## Short exercise
Reproduce all the lines exactly as they stand, apart from the pictures.

-=-=-=-=-

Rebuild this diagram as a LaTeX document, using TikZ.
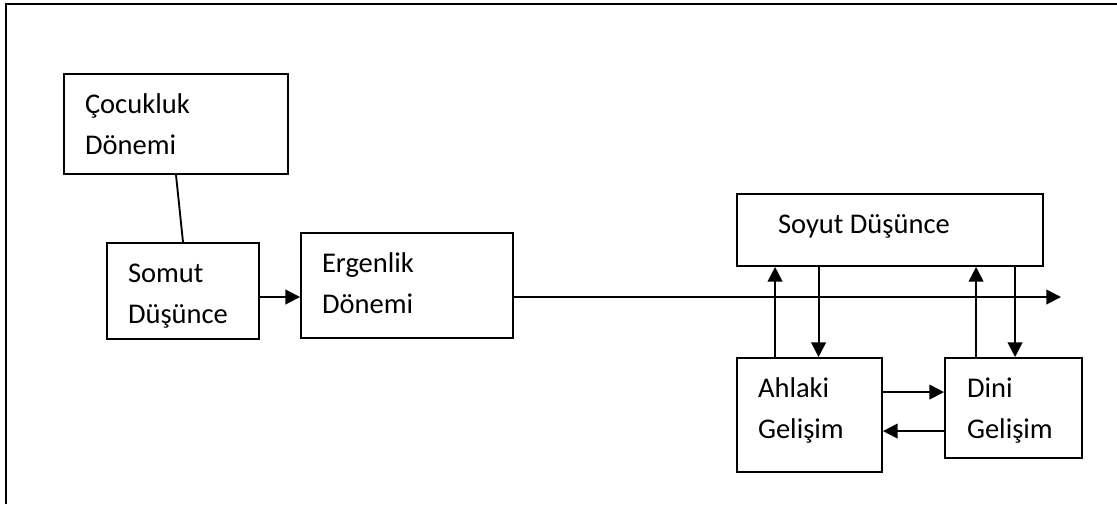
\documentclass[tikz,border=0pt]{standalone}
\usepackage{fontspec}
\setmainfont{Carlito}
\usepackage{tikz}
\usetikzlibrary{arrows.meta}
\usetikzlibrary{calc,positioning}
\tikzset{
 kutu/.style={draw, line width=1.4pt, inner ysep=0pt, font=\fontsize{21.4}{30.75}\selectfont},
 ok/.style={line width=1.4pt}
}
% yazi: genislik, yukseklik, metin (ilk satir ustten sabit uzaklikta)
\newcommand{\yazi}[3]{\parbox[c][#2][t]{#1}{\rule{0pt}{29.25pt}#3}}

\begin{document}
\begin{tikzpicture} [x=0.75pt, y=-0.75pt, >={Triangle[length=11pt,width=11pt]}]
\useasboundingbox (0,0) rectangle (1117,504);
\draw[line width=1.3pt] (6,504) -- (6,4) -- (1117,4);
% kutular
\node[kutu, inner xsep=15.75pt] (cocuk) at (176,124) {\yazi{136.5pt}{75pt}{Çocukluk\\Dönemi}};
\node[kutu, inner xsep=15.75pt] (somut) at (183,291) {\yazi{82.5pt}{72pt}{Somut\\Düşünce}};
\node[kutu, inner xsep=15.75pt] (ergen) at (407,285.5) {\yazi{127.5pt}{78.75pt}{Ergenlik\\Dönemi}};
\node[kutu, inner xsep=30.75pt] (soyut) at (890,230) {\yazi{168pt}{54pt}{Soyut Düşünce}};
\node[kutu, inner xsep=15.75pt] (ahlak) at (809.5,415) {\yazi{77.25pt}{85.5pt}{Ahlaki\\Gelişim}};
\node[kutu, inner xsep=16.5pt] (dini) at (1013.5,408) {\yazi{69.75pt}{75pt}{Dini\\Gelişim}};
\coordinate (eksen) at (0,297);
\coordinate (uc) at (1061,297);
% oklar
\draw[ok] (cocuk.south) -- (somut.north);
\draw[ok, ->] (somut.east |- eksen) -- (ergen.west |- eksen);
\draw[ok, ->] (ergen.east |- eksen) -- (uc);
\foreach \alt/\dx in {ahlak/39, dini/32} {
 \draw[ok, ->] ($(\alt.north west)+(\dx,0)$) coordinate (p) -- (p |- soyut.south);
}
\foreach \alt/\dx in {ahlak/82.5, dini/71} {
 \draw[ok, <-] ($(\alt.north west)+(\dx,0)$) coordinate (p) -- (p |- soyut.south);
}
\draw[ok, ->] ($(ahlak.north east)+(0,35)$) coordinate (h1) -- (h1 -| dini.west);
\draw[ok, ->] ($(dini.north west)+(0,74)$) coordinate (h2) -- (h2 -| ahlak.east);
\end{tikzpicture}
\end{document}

-=-=-=-=-

## Exercise result
Rebuild this diagram as a LaTeX document, using TikZ.
\documentclass[tikz,border=0pt]{standalone}
\usepackage{fontspec}
\setmainfont{Carlito}
\usepackage{tikz}
\usetikzlibrary{arrows.meta}
\usetikzlibrary{calc,positioning}
\tikzset{
 kutu/.style={draw, line width=1.4pt, inner ysep=0pt, font=\fontsize{21.4}{30.75}\selectfont},
 ok/.style={line width=1.4pt}
}
% yazi: genislik, yukseklik, metin (ilk satir ustten sabit uzaklikta)
\newcommand{\yazi}[3]{\parbox[c][#2][t]{#1}{\rule{0pt}{29.25pt}#3}}

\begin{document}
\begin{tikzpicture} [x=0.75pt, y=-0.75pt, >={Triangle[length=11pt,width=11pt]}]
\useasboundingbox (0,0) rectangle (1117,504);
\draw[line width=1.3pt] (6,504) -- (6,4) -- (1117,4);
% kutular
\node[kutu, inner xsep=15.75pt] (cocuk) at (176,124) {\yazi{136.5pt}{75pt}{Çocukluk\\Dönemi}};
\node[kutu, inner xsep=15.75pt] (somut) at (183,291) {\yazi{82.5pt}{72pt}{Somut\\Düşünce}};
\node[kutu, inner xsep=15.75pt] (ergen) at (407,285.5) {\yazi{127.5pt}{78.75pt}{Ergenlik\\Dönemi}};
\node[kutu, inner xsep=30.75pt] (soyut) at (890,230) {\yazi{168pt}{54pt}{Soyut Düşünce}};
\node[kutu, inner xsep=15.75pt] (ahlak) at (809.5,415) {\yazi{77.25pt}{85.5pt}{Ahlaki\\Gelişim}};
\node[kutu, inner xsep=16.5pt] (dini) at (1013.5,408) {\yazi{69.75pt}{75pt}{Dini\\Gelişim}};
\coordinate (eksen) at (0,297);
\coordinate (uc) at (1061,297);
% oklar
\draw[ok] (cocuk.south) -- (somut.north);
\draw[ok, ->] (somut.east |- eksen) -- (ergen.west |- eksen);
\draw[ok, ->] (ergen.east |- eksen) -- (uc);
\foreach \alt/\dx in {ahlak/39, dini/32} {
 \draw[ok, ->] ($(\alt.north west)+(\dx,0)$) coordinate (p) -- (p |- soyut.south);
}
\foreach \alt/\dx in {ahlak/82.5, dini/71} {
 \draw[ok, <-] ($(\alt.north west)+(\dx,0)$) coordinate (p) -- (p |- soyut.south);
}
\draw[ok, ->] ($(ahlak.north east)+(0,35)$) coordinate (h1) -- (h1 -| dini.west);
\draw[ok, ->] ($(dini.north west)+(0,74)$) coordinate (h2) -- (h2 -| ahlak.east);
\end{tikzpicture}
\end{document}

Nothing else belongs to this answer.